Some of the board members were indeed supportive of the effort.

Richard Williams, a board member and former economist with the Food and Drug Administration, said the proposal would be needed to avoid poorly performed studies that produce bad statistics.

“This is what this is trying to get after,” Williams said, adding that a tiered system will help the EPA use whatever studies it deems necessary.

Critics say the board has largely been sidelined by the EPA, as it has been asked to review only a narrow piece of the proposal.

The board somewhat rejected that call at its last meeting when it voted to review the proposal more broadly in addition to trying to find ways to deal with personal and business data.

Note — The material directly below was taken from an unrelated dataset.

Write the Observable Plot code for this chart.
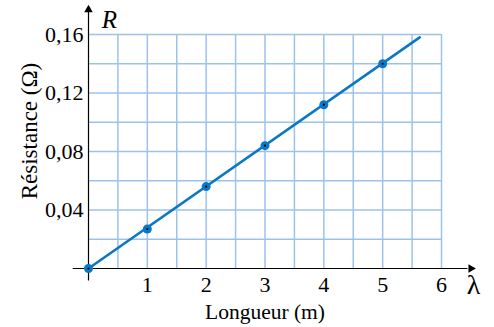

Some have also voiced concerns that the board won’t finish its review of the EPA proposal in time to have an impact on the final rule, which is expected later this year.

“EPA’s reticence to give SAB the answers it needs to evaluate the rule further exemplifies that this rule presents a solution in search of a problem,” Genna Reed, lead science and policy analyst for the Union of Concerned Scientists said during the meeting’s public comment portion.

“The rule as drafted would waste enormous resources, make data more vulnerable to misuse and exploitation, and make it nearly impossible for the EPA to use the best available science to inform mission-critical decisions. We ask that the EPA fully utilize the SAB and consider its advice on this rule in its entirety,” she said.

Reed said the EPA’s proposal lacks basic information, such as a definition for data or how it could be replicable.

Critics have also raised concerns about the qualifications of those appointed under the Trump administration compared to previous board members. They noted that Pruitt barred scientists from the board if they received EPA grants, calling it a conflict of interest.

A report from the Government Accountability Office found more industry group representation on the board under Trump. It also said the EPA did not follow the process for selecting the “best qualified and most appropriate candidates” for the SAB and “did not ensure that all appointees met ethics requirements.”

Many of the board members on Tuesday questioned how they could even create a system that would allow for use of studies that shield sensitive information. 

“I think the comments made from SAB members really illustrated exactly how messy the proposed rule is. Many of the members have trouble answering the simple charged questions that were proposed without going down rabbit holes on the glaring issues with the rule,” Reed said.